Лес стоит тихо, ждет крутого мороза...»
А это письмо я ждал с особым нетерпением и, признаться, с тревогой. Молчит старый человек, не пишет: не стряслась ли какая беда? Но письмо пришло. Знакомый лесник Данила Кузьмич Архипов подал о себе весточку.
Справился вначале о здоровье, попросил передать поклоны, а потом повернул к главному: «Сколько мог — противился пенсии. Но годы не обманешь. Тяжел стал на ногу, а обход у меня, сами знаете, немалый. Почти две тысячи гектаров леса. Обойти — и то, сколько сил надобно. Подал в отставку. Сижу теперь со своей старухой дома в Кочемарах, копаюсь на огороде да на дворе. Зимой совсем тошно.
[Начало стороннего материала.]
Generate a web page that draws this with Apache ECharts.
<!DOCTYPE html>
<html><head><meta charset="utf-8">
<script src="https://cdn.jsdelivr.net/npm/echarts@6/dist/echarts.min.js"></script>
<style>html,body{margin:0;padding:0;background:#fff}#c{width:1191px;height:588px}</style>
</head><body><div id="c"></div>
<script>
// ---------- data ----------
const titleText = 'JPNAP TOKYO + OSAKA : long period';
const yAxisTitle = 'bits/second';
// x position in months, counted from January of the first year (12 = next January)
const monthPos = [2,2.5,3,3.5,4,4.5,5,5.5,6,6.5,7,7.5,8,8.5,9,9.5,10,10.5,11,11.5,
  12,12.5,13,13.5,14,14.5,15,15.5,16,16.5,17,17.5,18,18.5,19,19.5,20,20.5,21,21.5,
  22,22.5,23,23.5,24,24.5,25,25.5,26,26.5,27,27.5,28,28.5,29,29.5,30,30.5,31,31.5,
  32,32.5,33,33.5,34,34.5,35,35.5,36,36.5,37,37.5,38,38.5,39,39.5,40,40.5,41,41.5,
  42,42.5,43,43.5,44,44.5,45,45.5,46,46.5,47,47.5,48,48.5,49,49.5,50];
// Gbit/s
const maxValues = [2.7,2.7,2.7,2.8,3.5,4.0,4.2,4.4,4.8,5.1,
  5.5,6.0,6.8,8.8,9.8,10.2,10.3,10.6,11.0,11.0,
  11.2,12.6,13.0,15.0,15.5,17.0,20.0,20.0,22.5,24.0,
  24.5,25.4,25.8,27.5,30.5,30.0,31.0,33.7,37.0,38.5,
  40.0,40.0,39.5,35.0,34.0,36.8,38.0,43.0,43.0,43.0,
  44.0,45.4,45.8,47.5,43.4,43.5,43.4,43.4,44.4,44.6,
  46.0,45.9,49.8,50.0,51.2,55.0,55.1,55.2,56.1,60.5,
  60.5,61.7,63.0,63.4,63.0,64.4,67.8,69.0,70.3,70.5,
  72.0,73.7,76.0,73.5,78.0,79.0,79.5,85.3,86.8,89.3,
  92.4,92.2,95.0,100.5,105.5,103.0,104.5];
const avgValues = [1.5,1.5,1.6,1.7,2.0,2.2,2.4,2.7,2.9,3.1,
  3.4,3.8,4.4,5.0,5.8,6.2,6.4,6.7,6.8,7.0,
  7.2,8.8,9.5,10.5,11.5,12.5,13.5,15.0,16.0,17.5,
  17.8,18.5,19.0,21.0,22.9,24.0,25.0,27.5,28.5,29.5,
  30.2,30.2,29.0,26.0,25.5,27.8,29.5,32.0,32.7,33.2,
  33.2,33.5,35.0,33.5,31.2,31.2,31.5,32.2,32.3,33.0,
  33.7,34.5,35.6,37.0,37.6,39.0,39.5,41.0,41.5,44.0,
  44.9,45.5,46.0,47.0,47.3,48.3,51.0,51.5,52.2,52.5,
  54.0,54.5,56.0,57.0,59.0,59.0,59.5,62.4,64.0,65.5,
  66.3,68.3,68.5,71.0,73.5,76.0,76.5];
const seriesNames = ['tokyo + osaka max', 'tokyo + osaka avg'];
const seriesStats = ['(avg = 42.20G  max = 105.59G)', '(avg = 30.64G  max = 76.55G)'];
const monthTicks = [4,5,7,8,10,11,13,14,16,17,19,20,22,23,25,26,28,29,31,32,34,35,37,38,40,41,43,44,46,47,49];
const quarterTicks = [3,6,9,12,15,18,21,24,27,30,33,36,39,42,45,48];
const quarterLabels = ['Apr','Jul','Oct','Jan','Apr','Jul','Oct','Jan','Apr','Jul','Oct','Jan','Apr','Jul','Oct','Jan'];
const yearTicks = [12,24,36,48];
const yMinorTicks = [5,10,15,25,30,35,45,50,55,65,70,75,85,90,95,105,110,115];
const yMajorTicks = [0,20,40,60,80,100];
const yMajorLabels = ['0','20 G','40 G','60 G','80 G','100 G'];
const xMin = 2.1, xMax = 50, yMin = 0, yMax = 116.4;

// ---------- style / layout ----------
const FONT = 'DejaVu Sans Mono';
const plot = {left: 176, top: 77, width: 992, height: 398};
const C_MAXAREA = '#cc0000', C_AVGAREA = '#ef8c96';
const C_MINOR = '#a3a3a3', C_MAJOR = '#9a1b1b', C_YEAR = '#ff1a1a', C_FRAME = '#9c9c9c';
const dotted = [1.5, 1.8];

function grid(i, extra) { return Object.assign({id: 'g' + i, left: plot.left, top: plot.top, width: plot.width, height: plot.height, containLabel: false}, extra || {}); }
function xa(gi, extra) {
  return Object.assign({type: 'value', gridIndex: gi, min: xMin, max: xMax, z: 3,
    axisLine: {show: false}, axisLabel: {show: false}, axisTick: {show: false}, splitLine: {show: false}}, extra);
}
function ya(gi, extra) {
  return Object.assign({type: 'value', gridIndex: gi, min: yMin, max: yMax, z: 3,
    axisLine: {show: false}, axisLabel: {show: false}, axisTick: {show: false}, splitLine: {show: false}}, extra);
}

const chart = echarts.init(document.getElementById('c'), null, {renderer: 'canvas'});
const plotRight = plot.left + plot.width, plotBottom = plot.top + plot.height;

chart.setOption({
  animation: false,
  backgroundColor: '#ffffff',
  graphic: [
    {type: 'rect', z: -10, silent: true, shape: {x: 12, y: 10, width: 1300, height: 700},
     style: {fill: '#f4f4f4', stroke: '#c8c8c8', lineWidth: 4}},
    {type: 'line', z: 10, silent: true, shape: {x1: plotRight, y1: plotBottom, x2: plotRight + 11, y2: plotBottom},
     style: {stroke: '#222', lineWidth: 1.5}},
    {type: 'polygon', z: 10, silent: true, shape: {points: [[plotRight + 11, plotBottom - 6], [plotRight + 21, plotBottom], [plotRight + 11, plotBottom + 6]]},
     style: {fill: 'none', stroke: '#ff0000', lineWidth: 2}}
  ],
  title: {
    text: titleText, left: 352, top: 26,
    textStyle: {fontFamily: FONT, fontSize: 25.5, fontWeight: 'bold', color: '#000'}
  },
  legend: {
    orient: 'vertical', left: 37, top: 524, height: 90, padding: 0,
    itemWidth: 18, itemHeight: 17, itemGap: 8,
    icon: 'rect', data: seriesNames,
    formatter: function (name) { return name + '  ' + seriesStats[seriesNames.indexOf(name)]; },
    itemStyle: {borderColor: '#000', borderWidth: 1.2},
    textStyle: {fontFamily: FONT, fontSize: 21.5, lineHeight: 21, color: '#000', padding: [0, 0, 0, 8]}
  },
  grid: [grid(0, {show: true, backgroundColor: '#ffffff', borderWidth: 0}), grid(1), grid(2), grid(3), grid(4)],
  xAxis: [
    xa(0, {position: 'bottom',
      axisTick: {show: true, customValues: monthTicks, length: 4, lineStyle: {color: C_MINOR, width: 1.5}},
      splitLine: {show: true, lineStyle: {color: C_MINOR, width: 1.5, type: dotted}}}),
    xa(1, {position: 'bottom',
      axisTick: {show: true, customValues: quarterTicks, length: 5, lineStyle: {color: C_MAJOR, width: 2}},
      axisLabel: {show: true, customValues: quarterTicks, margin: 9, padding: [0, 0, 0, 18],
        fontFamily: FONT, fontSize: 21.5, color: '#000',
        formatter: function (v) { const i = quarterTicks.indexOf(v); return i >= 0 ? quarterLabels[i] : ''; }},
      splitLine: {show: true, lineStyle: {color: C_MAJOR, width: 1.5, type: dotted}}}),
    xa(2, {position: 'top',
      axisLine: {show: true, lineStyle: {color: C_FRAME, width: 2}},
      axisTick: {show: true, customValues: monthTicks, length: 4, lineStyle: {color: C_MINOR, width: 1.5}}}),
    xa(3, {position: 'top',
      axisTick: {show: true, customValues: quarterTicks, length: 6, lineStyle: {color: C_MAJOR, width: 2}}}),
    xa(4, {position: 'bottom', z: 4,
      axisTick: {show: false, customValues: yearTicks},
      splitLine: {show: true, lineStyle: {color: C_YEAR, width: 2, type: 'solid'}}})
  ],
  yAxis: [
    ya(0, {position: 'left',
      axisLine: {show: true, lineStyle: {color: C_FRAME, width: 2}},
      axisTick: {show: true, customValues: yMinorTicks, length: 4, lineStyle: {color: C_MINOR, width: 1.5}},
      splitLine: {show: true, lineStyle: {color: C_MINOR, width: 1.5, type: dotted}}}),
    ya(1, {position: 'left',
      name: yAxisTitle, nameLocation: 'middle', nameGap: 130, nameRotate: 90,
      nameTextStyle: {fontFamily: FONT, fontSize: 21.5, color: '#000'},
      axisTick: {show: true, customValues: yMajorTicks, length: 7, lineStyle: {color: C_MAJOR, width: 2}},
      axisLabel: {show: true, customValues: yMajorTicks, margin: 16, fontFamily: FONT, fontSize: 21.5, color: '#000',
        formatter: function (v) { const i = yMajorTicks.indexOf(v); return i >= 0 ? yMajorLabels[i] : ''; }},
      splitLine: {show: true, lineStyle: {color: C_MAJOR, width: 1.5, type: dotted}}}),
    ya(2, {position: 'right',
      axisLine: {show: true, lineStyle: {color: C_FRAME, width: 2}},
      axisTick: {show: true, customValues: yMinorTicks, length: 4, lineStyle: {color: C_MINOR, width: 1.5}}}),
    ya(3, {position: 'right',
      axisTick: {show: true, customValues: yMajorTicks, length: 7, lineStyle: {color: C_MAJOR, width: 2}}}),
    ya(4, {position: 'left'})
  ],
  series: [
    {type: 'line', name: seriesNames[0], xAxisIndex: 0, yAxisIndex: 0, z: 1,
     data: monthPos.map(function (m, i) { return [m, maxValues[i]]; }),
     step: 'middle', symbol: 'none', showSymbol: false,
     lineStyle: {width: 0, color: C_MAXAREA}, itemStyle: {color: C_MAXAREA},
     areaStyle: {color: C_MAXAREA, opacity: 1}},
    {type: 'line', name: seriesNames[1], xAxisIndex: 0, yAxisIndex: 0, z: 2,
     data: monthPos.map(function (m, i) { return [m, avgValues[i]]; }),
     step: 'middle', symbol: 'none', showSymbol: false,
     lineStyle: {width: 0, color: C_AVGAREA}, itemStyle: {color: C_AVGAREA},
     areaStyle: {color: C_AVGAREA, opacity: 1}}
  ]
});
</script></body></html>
Выйду на порожек, погляжу за околицу — сердце постукивает, хочется в свой лес...»
В лес, уже не сторонним наблюдателем, а работником, Данила Кузьмич пришел в тридцать пятом, в то время, когда организовывался Окский заповедник. Архипов был старшим сыном в бедной многодетной семье. Крестьянствовал, батрачил, успев закончить всего два класса церковноприходской школы. Когда в Кочема-рах создали колхоз, он вступил в него, но тяга к лесу, а не к земле взяла свое. Так Данила Кузьмич оказался в лесниках.
Впервые я встретился е ним несколько лет назад. Это было весной. На моторной лодке нас предложили довезти до устья Пры научные сотрудники заповедника, имея в той стороне и свои интересы. Высокий, широкоплечий Данила Кузьмич уверенно взял в руки весло, оттолкнулся от берега, и наша лодка пошла по течению мимо ивовых кустов и коряг. Лесник сделал пару верных гребков. Лодка послушно выскочила на середину Пры. Здесь запустили мотор. Он ровно застучал сразу после резкого рывка пускача. Волна ушла искать далекий в половодье берег, а мы устремились вниз по реке, туда, где расплескалась до горизонта Ока...
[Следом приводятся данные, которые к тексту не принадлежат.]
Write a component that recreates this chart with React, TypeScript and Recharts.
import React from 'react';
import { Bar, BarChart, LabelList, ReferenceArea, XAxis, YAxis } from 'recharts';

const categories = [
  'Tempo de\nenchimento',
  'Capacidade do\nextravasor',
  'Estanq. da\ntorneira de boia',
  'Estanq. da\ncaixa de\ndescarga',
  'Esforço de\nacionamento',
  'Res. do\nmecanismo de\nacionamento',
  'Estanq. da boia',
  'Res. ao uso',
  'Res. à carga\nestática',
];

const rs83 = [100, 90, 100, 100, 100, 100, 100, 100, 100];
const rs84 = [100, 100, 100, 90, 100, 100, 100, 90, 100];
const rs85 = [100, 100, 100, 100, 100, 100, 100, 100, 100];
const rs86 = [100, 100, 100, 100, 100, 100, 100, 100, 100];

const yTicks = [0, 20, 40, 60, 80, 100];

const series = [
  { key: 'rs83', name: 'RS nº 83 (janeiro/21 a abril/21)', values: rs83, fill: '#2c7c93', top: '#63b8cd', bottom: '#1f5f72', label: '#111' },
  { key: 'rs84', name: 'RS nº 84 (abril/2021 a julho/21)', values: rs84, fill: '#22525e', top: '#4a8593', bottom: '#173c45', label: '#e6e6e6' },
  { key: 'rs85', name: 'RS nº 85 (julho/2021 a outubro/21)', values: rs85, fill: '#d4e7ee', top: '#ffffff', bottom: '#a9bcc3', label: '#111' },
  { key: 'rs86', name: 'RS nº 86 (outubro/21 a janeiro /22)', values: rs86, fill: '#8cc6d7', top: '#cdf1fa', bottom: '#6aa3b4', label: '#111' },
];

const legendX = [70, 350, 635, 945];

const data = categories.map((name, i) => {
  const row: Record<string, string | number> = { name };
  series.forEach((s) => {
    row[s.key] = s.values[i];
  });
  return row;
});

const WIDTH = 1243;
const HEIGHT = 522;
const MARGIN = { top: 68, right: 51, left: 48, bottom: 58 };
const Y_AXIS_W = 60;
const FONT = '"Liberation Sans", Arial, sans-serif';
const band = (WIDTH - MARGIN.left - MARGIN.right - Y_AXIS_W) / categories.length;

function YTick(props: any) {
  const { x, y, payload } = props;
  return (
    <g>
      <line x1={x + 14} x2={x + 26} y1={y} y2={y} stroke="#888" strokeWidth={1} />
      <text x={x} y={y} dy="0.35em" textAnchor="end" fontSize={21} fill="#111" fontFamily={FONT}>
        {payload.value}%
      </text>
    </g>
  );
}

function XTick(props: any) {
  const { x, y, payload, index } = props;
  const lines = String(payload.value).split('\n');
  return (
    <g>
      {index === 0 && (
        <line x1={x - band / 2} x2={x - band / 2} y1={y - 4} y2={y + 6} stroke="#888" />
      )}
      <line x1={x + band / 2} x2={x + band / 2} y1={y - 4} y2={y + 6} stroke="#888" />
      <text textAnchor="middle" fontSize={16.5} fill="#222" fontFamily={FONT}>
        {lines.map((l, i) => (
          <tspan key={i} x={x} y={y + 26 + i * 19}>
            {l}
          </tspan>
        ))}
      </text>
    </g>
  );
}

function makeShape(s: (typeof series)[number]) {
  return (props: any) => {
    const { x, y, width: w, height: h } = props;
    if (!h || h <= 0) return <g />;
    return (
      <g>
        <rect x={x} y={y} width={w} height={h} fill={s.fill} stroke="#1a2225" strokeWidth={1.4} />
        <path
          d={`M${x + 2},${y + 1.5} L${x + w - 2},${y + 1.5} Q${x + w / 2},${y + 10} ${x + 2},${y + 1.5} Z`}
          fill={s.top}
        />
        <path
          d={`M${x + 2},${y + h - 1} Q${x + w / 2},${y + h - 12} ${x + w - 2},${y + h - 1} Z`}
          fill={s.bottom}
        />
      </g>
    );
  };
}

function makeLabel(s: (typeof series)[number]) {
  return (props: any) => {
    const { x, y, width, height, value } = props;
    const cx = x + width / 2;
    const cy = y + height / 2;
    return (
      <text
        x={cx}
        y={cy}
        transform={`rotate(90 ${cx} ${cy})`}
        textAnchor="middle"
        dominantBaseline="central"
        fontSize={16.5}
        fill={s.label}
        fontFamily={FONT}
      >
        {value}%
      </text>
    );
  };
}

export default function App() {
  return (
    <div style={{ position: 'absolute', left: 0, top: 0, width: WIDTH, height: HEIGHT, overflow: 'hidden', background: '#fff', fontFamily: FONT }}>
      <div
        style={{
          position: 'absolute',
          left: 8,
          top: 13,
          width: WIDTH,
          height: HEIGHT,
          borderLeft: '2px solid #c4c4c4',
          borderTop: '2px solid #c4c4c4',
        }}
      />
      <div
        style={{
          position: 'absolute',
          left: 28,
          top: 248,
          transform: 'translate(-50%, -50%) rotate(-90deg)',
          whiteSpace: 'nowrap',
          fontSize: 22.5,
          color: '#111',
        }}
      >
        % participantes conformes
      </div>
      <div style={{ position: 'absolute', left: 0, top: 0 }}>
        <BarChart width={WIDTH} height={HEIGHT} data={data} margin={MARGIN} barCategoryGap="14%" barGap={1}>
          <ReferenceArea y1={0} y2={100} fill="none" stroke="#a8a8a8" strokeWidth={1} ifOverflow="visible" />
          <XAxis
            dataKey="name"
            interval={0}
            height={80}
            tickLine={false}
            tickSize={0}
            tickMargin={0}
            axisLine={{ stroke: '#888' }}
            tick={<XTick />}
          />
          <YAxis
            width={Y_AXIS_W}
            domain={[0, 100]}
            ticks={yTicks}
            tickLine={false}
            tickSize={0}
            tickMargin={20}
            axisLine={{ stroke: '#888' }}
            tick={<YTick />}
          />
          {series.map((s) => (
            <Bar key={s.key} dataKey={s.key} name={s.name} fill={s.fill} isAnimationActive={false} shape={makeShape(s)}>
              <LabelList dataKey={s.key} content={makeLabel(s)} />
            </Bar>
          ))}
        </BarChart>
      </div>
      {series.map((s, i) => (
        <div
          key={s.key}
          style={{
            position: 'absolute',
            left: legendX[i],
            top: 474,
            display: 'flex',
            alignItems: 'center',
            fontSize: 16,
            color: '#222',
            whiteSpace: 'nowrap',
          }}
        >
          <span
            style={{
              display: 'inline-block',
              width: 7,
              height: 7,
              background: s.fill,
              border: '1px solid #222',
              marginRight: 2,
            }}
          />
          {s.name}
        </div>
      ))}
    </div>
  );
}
Летом в какой-нибудь знойный полдень жизнь на реке замирает. Почти не увидишь зверья. Изредка лениво выпорхнет из ракитника птаха да покружит в вышине для порядка коршун.
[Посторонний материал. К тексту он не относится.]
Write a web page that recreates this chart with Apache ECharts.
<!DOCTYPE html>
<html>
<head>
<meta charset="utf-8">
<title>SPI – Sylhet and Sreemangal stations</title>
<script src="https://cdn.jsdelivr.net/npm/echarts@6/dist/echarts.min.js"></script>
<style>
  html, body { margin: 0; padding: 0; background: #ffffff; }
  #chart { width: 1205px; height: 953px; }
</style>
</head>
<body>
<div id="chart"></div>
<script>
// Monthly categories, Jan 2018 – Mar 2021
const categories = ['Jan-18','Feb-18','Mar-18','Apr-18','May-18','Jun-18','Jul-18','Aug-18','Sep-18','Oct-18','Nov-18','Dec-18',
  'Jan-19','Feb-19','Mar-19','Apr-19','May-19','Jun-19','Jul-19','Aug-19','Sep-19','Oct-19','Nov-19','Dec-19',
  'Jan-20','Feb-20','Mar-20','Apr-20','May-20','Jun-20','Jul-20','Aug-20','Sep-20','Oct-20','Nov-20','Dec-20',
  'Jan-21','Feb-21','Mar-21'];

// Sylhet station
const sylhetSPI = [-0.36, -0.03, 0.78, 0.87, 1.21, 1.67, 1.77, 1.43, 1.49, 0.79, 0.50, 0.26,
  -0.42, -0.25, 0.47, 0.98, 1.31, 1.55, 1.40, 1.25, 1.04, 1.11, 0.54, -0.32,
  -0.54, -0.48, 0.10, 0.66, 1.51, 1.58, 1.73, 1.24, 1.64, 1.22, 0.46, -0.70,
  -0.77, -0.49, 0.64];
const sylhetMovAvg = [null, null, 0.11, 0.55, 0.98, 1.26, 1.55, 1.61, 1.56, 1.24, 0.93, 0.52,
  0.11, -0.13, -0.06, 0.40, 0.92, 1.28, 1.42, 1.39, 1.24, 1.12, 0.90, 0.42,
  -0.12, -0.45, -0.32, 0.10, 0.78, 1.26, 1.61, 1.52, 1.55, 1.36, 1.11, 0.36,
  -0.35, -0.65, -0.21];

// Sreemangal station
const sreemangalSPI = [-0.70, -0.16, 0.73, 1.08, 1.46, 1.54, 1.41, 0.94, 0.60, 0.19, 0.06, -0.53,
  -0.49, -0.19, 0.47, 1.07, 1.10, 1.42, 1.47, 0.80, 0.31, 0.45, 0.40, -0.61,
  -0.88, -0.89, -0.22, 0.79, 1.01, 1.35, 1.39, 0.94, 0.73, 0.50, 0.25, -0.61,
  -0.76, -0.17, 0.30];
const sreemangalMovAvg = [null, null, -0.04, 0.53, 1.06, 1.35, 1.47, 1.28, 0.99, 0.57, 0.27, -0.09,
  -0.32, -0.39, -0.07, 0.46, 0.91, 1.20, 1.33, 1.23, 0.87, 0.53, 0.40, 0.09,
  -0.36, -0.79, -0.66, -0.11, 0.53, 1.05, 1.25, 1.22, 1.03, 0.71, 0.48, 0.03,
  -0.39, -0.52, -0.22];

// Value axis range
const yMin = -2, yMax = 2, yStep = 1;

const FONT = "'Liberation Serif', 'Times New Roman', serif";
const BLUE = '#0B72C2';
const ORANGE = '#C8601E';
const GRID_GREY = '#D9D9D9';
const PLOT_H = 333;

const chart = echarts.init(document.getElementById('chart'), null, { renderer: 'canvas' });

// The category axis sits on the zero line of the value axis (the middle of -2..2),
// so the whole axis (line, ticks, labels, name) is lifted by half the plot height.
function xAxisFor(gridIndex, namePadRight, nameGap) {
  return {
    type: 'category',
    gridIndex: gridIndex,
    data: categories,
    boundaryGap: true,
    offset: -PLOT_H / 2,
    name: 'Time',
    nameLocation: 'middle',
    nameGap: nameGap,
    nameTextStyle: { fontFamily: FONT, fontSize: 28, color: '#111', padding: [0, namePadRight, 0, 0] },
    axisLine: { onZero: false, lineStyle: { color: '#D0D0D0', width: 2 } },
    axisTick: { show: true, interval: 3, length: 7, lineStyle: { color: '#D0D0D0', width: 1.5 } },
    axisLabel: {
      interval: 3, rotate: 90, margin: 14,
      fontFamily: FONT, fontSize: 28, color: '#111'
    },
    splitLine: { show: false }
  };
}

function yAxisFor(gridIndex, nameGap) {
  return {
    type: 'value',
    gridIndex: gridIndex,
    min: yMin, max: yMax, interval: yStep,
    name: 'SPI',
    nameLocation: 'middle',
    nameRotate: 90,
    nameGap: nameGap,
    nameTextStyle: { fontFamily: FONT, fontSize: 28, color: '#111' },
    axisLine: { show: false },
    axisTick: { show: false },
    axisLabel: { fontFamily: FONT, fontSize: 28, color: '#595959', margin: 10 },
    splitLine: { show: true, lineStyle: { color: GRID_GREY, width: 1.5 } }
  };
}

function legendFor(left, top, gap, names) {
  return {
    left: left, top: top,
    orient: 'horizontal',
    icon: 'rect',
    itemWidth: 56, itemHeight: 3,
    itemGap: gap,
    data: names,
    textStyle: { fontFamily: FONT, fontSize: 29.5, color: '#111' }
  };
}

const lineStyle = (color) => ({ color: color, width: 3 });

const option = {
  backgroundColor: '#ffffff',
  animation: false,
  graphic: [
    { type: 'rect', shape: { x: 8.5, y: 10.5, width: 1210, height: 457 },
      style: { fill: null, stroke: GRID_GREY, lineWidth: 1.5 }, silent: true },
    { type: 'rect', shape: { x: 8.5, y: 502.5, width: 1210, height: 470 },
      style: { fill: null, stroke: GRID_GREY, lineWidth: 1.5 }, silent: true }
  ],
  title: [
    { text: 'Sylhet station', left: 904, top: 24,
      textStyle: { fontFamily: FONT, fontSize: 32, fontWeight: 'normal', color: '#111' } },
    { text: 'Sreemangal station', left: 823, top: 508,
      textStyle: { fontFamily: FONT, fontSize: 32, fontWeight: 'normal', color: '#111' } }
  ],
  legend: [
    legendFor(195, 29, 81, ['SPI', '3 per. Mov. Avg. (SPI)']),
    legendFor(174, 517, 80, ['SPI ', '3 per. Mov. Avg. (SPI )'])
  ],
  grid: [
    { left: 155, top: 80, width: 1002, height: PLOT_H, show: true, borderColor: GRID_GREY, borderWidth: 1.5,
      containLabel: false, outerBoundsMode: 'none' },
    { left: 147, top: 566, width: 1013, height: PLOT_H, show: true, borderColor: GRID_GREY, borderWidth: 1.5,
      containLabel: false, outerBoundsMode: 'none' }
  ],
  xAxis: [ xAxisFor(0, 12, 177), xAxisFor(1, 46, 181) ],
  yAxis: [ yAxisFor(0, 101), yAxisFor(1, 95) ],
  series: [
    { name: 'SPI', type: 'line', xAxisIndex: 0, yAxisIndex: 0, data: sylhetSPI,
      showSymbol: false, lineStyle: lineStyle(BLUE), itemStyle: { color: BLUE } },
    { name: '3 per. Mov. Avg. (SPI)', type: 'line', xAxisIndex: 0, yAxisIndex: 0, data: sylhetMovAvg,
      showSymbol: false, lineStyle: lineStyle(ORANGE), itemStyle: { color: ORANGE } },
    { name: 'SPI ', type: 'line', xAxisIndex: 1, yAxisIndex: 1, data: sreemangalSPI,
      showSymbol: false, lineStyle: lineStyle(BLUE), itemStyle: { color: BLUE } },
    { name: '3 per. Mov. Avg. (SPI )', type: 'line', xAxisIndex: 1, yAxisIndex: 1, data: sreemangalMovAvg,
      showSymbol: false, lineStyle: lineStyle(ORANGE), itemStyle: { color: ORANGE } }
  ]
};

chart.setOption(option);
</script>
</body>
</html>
Другое дело весной. Крик, шум, радость возвращения, строительные хлопоты, первые проблемы и огорчения. Забормотали на берегу тетерева. Ждут не дождутся, когда спадет вода и можно будет заняться устройством гнезд прямо на подсохшей земле где-нибудь по опушкам и старым вырубкам, в мелколесье.
Из-за распушившихся ив то и дело стремительно вылетали потревоженные шумом мотора утиные пары. Сделав стремительный полукруг, они вновь садились в укромном месте продолжать нечаянно прерванный роман. Весна — время птичьей любви.